Cell viability was determined by trypan blue exclusion, and cell apoptosis was determined by Cell Death ELISA™ (Roche) according to the manufacturer's protocol. These assays used colorometric dyes, which were determined not to be affected by exposure to the titanium nanomaterials used in the experiments.

Bright Field Microscopy

Slides of alveolar macrophage cultures were prepared by centrifugation (1500 rpm, 5 min) in Shandon Cytospin II using 30 × 103 cells per slide and fixed/stained with HEMA 3 reagents obtained from ThermoFisher Scientific. Images were photographed with a Kodak digital camera attached to a Zeiss Axioskop at 600×.

Uptake Assay

The flow cytometry technique using side scatter to assess the amount of particle taken up by macrophage cells is described elsewhere [29].

Cytokine and Cathepsin Assays

Cytokine assays were performed according to the manufacturers' instructions (IL-1β, IL-18, and IL-33 R & D Systems). Cathepsin activity assay was performed on culture media (50 μl) mixed with 27 μM pan-cathepsin fluorogenic substrate (R & D Systems) for 1 hr at 37°C in a 96-well plate. The resulting fluorescence was captured by a Gemini plate reader (Molecular Devices) at 380 nm excitation and 460 nm emission.

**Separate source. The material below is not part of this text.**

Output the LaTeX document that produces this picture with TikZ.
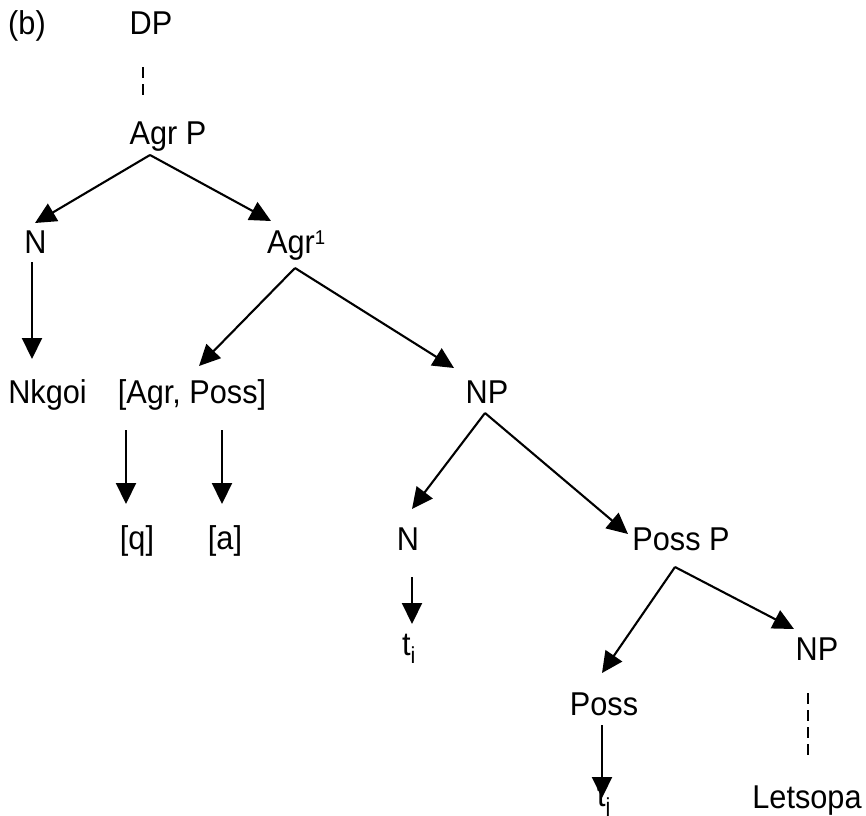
\documentclass[tikz,border=0pt]{standalone}
\usepackage{fontspec}
\setmainfont{Liberation Sans}[FakeStretch=0.93]
\usetikzlibrary{arrows.meta}
\begin{document}
\begin{tikzpicture}[x=1pt,y=-1pt,
  lbl/.style={inner sep=0pt,anchor=base,font=\fontsize{33}{40}\selectfont},
  lblw/.style={lbl,anchor=base west},
  arr/.style={line width=2.1pt,-{Triangle[length=21pt,width=20pt]}},
  dsh/.style={line width=2.1pt,dash pattern=on 11pt off 6pt}]
\useasboundingbox (0,0) rectangle (866,815);
% text nodes
\node[lbl] (lab) at (27,34) {(b)};
\node[lbl] (dp) at (151,34) {DP};
\node[lbl] (agrp) at (168,144) {Agr P};
\node[lbl] (n1) at (35.5,253) {N};
\node[lblw] (agr1) at (267,253) {Agr\raisebox{0.5ex}{\fontsize{20}{24}\selectfont 1}};
\node[lbl] (nkgoi) at (47.5,403) {Nkgoi};
\node[lbl] (agrposs) at (192,403) {[Agr, Poss]};
\node[lbl] (np1) at (487,403) {NP};
\node[lbl] (q) at (137,549) {[q]};
\node[lbl] (a) at (225,549) {[a]};
\node[lbl] (n2) at (408,550) {N};
\node[lbl] (possp) at (681,550) {Poss P};
\node[lblw] (ti) at (402,655) {t\textsubscript{i}};
\node[lbl] (np2) at (817,660) {NP};
\node[lbl] (poss) at (604,715) {Poss};
\node[lblw] (tj) at (597,806) {t\textsubscript{j}};
\node[lbl] (letsopa) at (807,808) {Letsopa};
% connector end points
\coordinate (dp-b) at (143,67);
\coordinate (agrp-t) at (143,95);
\coordinate (agrp-b) at (150,155);
\coordinate (n1-t) at (35,223);
\coordinate (agr1-t) at (271,221);
\coordinate (n1-b) at (32,262);
\coordinate (nkgoi-t) at (32,359);
\coordinate (agr1-b) at (295,268);
\coordinate (agrposs-t) at (199,366);
\coordinate (np1-t) at (454,368);
\coordinate (agrposs-bl) at (126,430);
\coordinate (q-t) at (126,504);
\coordinate (agrposs-br) at (222,430);
\coordinate (a-t) at (222,504);
\coordinate (np1-b) at (485,413);
\coordinate (n2-t) at (412,509);
\coordinate (possp-t) at (628,534);
\coordinate (n2-b) at (412,577);
\coordinate (ti-t) at (412,624);
\coordinate (possp-b) at (675,567);
\coordinate (poss-t) at (602,673);
\coordinate (np2-t) at (794,629);
\coordinate (poss-b) at (602,725);
\coordinate (tj-t) at (602,798);
\coordinate (np2-b) at (808,693);
\coordinate (letsopa-t) at (808,758);
% connectors
\draw[dsh] (dp-b) -- (agrp-t);
\draw[arr] (agrp-b) -- (n1-t);
\draw[arr] (agrp-b) -- (agr1-t);
\draw[arr] (n1-b) -- (nkgoi-t);
\draw[arr] (agr1-b) -- (agrposs-t);
\draw[arr] (agr1-b) -- (np1-t);
\draw[arr] (agrposs-bl) -- (q-t);
\draw[arr] (agrposs-br) -- (a-t);
\draw[arr] (np1-b) -- (n2-t);
\draw[arr] (np1-b) -- (possp-t);
\draw[arr] (n2-b) -- (ti-t);
\draw[arr] (possp-b) -- (poss-t);
\draw[arr] (possp-b) -- (np2-t);
\draw[arr] (poss-b) -- (tj-t);
\draw[dsh] (np2-b) -- (letsopa-t);
\end{tikzpicture}
\end{document}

Fluorescent photomicrographs of lysosomes and cathepsin B were obtained in cells stained with acridine orange and cell-permeable cathepsin B fluorescent substrate respectively for 1 to 4 hours in culture.

ROS Assays

The lipid peroxidation imaging using C11-BODIPY(581-591) fluorescent stain were taken on a BioRad confocal microscope using the methods described elsewhere [30]. The assay for intracellular ROS involved culturing the isolated AM with nanoparticles in the Gemini plate reader warmed to 37°C. Dihydroethidium (DHE) was added prior to the start of the experiment and kinetic readings were taken throughout the 2-hour culture at 518 nm excitation and 605 nm emission wavelengths.

In vivo experiments

Male C57BL/6J mice (2 months old) were obtained from Jackson Laboratories and were housed in controlled environmental conditions (22 ± 2°C; 30-40% humidity, 12-hour light: 12-hour dark cycle) and provided food and water ad libitum. All procedures were performed under protocols approved by the IACUC of CDC-NIOSH. The NIOSH animal program is accredited by the Association for Assessment and Accreditation of Laboratory Animal Care International. Nanospheres and nanobelts were suspended in dispersion medium (DM), which is PBS containing 0.6 mg/ml mouse serum albumin and 0.01 mg/ml 1,2-dipalmitoyl-sn-glycero-3-phosphocholine). Nanospheres were sonicated for 15 minutes (5 W output) and nanobelts were mechanically stirred for 3 hours prior to exposure. Mice were exposed to nanoparticles by pharyngeal aspiration. Mice were euthanized by sodium pentobarbital (Euthasol™), and a tracheal cannula was inserted. Lung lavages were performed using ice-cold PBS (pH 7.4) containing 5.5 mM D-glucose. Lung lavage fluid was isolated by centrifugation (650 × g, 5 minutes, 4°C) and stored at -20°C until the assays were conducted.

Statistical Analyses

Statistical analyses involved comparison of means using a one or two-way ANOVA followed by Bonferroni's test to compensate for increased type I error. Statistical significance is a probability of type I error at less than 5% (P < 0.05). The minimum number of experimental replications was 3.